I felt my life pass away and leave my body. I’ve been to Heaven.”
It wasn’t just a state of mind she was in, either. “I saw, touched, tasted and felt,” Ali said. “I saw Jesus.” Asked to describe Him, she said after a pause, “He was like light and spirit with a human silhouette. “He lifted me and held me in His arms and nothing is comparable to that experience. “God wants me to write about the experience to show that He exists and He knows, sees and hears all that is done in darkness and in light, and that He saves. “The kidnapping was only a vehicle to expose this experience.” Her spiritual encounter is what gives her the will to live. “This experience I had in Heaven is what keeps me going. If I don’t relive it, I can’t get through the day. It reminds me of where I’m going.” Ali said nothing in the world had any meaning to her any more, including material possessions.
Non-existent case
Despite her heavenly encounter, Ali feels she has been permanently damaged by what the kidnappers did to her. “I don’t feel vindicated, in terms of justice being served.

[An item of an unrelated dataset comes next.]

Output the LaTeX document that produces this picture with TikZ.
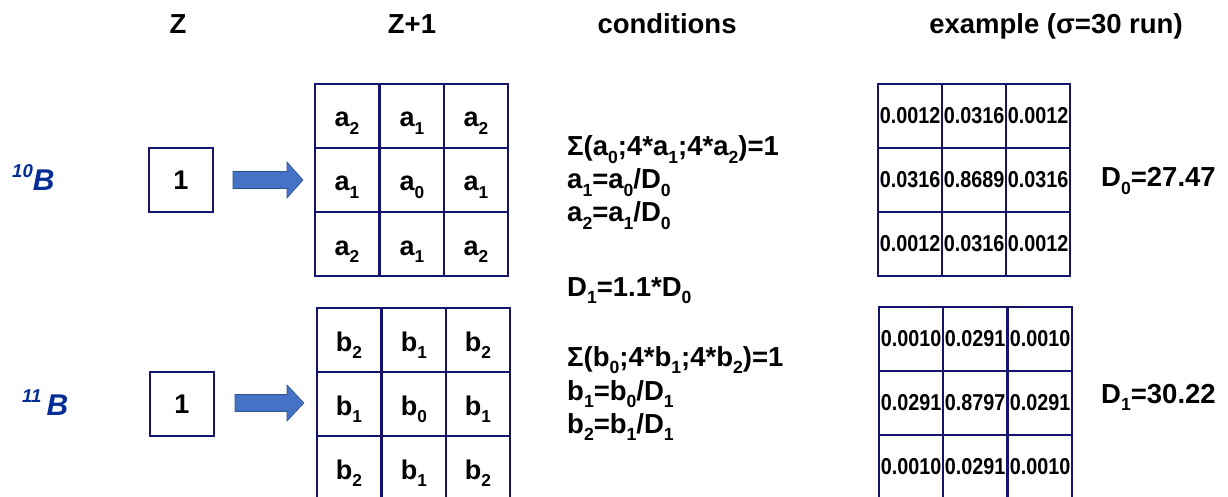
\documentclass[tikz,border=0pt]{standalone}
\usepackage{fontspec}
\setmainfont{Liberation Sans}
\definecolor{gridline}{RGB}{20,20,110}
\definecolor{isoblue}{RGB}{5,45,150}
\definecolor{arrowfill}{RGB}{68,114,196}
\definecolor{arrowedge}{RGB}{47,82,143}
\newcommand\sbs[1]{\raisebox{-0.27em}{\scalebox{0.64}{#1}}}
\newcommand\sps[1]{\raisebox{0.42em}{\scalebox{0.62}{#1}}}
\newcommand\num[1]{\scalebox{0.86}[1]{#1}}
\begin{document}
\begin{tikzpicture}[x=1pt,y=-1pt,
  box/.style={draw=gridline,line width=1.3pt,minimum width=64pt,minimum height=64pt,inner sep=0pt,
    font=\fontsize{27}{30}\selectfont\bfseries},
  cell/.style={box,text height=22pt,text depth=0pt},
  numcell/.style={draw=gridline,line width=1.3pt,minimum width=64pt,minimum height=64pt,inner sep=0pt,
    font=\fontsize{23}{25}\selectfont\bfseries},
  head/.style={anchor=base,inner sep=0pt,font=\fontsize{27.5}{30}\selectfont\bfseries},
  cond/.style={anchor=base west,inner sep=0pt,font=\fontsize{27.5}{30}\selectfont\bfseries},
  iso/.style={anchor=base west,inner sep=0pt,text=isoblue,font=\fontsize{30}{32}\selectfont\bfseries\itshape},
  blockarrow/.style={fill=arrowfill,draw=arrowedge,line width=0.6pt}
]
\useasboundingbox (0,0) rectangle (1228,497);
% headers
\node[head] (hZ) at (178,34) {Z};
\node[head] (hZ1) at (412,34) {Z+1};
\node[head] (hc) at (667,34) {conditions};
\node[head] (he) at (1056,34) {example (σ=30 run)};
% isotopes
\node[iso] (i10) at (12,190) {\sps{10}B};
\node[iso] (i11) at (22,415) {\sps{11}\,B};
% boxes 1
\node[box] (oneA) at (181,180) {1};
\node[box] (oneB) at (182,404) {1};
% arrows
\coordinate (arA) at (233,180);
\filldraw[blockarrow] (arA) ++(0,-8.5) -- ++(54,0) -- ++(0,-9.5) -- ++(16,18) -- ++(-16,18) -- ++(0,-9.5) -- ++(-54,0) -- cycle;
\coordinate (arB) at (235,403);
\filldraw[blockarrow] (arB) ++(0,-8.5) -- ++(52,0) -- ++(0,-9.5) -- ++(17,18) -- ++(-17,18) -- ++(0,-9.5) -- ++(-52,0) -- cycle;
% grid a
\node[cell] (a11) at (347,116) {a\sbs{2}};
\node[cell] (a12) at (412,116) {a\sbs{1}};
\node[cell] (a13) at (476,116) {a\sbs{2}};
\node[cell] (a21) at (347,180) {a\sbs{1}};
\node[cell] (a22) at (412,180) {a\sbs{0}};
\node[cell] (a23) at (476,180) {a\sbs{1}};
\node[cell] (a31) at (347,244) {a\sbs{2}};
\node[cell] (a32) at (412,244) {a\sbs{1}};
\node[cell] (a33) at (476,244) {a\sbs{2}};
% grid b
\node[cell] (b11) at (349,340) {b\sbs{2}};
\node[cell] (b12) at (414,340) {b\sbs{1}};
\node[cell] (b13) at (478,340) {b\sbs{2}};
\node[cell] (b21) at (349,404) {b\sbs{1}};
\node[cell] (b22) at (414,404) {b\sbs{0}};
\node[cell] (b23) at (478,404) {b\sbs{1}};
\node[cell] (b31) at (349,468) {b\sbs{2}};
\node[cell] (b32) at (414,468) {b\sbs{1}};
\node[cell] (b33) at (478,468) {b\sbs{2}};
% conditions
\node[cond] (ca1) at (567,156) {Σ(a\sbs{0};4*a\sbs{1};4*a\sbs{2})=1};
\node[cond] (ca2) at (567,189) {a\sbs{1}=a\sbs{0}/D\sbs{0}};
\node[cond] (ca3) at (567,222) {a\sbs{2}=a\sbs{1}/D\sbs{0}};
\node[cond] (cd) at (567,296) {D\sbs{1}=1.1*D\sbs{0}};
\node[cond] (cb1) at (567,366) {Σ(b\sbs{0};4*b\sbs{1};4*b\sbs{2})=1};
\node[cond] (cb2) at (567,400) {b\sbs{1}=b\sbs{0}/D\sbs{1}};
\node[cond] (cb3) at (567,433) {b\sbs{2}=b\sbs{1}/D\sbs{1}};
% example a
\node[numcell] (e11) at (910,116) {\num{0.0012}};
\node[numcell] (e12) at (974,116) {\num{0.0316}};
\node[numcell] (e13) at (1038,116) {\num{0.0012}};
\node[numcell] (e21) at (910,180) {\num{0.0316}};
\node[numcell] (e22) at (974,180) {\num{0.8689}};
\node[numcell] (e23) at (1038,180) {\num{0.0316}};
\node[numcell] (e31) at (910,244) {\num{0.0012}};
\node[numcell] (e32) at (974,244) {\num{0.0316}};
\node[numcell] (e33) at (1038,244) {\num{0.0012}};
% example b
\node[numcell] (f11) at (911,339) {\num{0.0010}};
\node[numcell] (f12) at (975,339) {\num{0.0291}};
\node[numcell] (f13) at (1040,339) {\num{0.0010}};
\node[numcell] (f21) at (911,403) {\num{0.0291}};
\node[numcell] (f22) at (975,403) {\num{0.8797}};
\node[numcell] (f23) at (1040,403) {\num{0.0291}};
\node[numcell] (f31) at (911,467) {\num{0.0010}};
\node[numcell] (f32) at (975,467) {\num{0.0291}};
\node[numcell] (f33) at (1040,467) {\num{0.0010}};
% D values
\node[cond] (d0) at (1101,187) {D\sbs{0}=27.47};
\node[cond] (d1) at (1101,403) {D\sbs{1}=30.22};
\end{tikzpicture}
\end{document}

I heard through the grapevine that my case is not on the files; that it was closed because there is no evidence.” While Ali’s ordeal does not exist in the police files, it remains a nightmare that haunts her daily. “The experience goes into my family, my kids, my marriage, with long-term effects. “I don’t think I’ll ever be whole again. You really just can’t, after such an experience.” After three years, it has become easier to bear. But time had only eased the impact, Ali said. “I still take pills to go to sleep. I still have nightmares and wake up cold-sweating.” Ali sought the help of top T&T psychologists, but found none trained to deal with survivors of crime. She tried to set up a support group for female crime survivors, but had difficulty accessing funding. “I try to talk to women. The Anti-Kidnapping Unit used to refer women victims of crime to me.”
Daily terror
Ali still lives in the Roystonia home she was snatched from on December 5, her 30th birthday. Crime continues to plague the middle-income community located a stone’s throw from a Couva housing development, notorious for its criminal links. Residents lived in daily terror, Ali said, as break-ins and robberies occurred weekly. “Crime has escalated here to an unbelievable figure. People are robbed and beaten while jogging and have their houses broken into in broad daylight. “I was almost a victim a second time recently. I spotted a strange car making the rounds and called the AKU, and they came in 20 minutes. “The same vehicle was seen in another street later where a couple was held up at gunpoint and had their vehicle stolen.” Ali said almost every home in Roystonia was equipped with an alarm system, electronic gates, electrified fences and beefed-up burglarproofing. “You’re always on high alert, but no human is programmed to live like that.” Ali fears the crime situation will get worse this year with increased unemployment.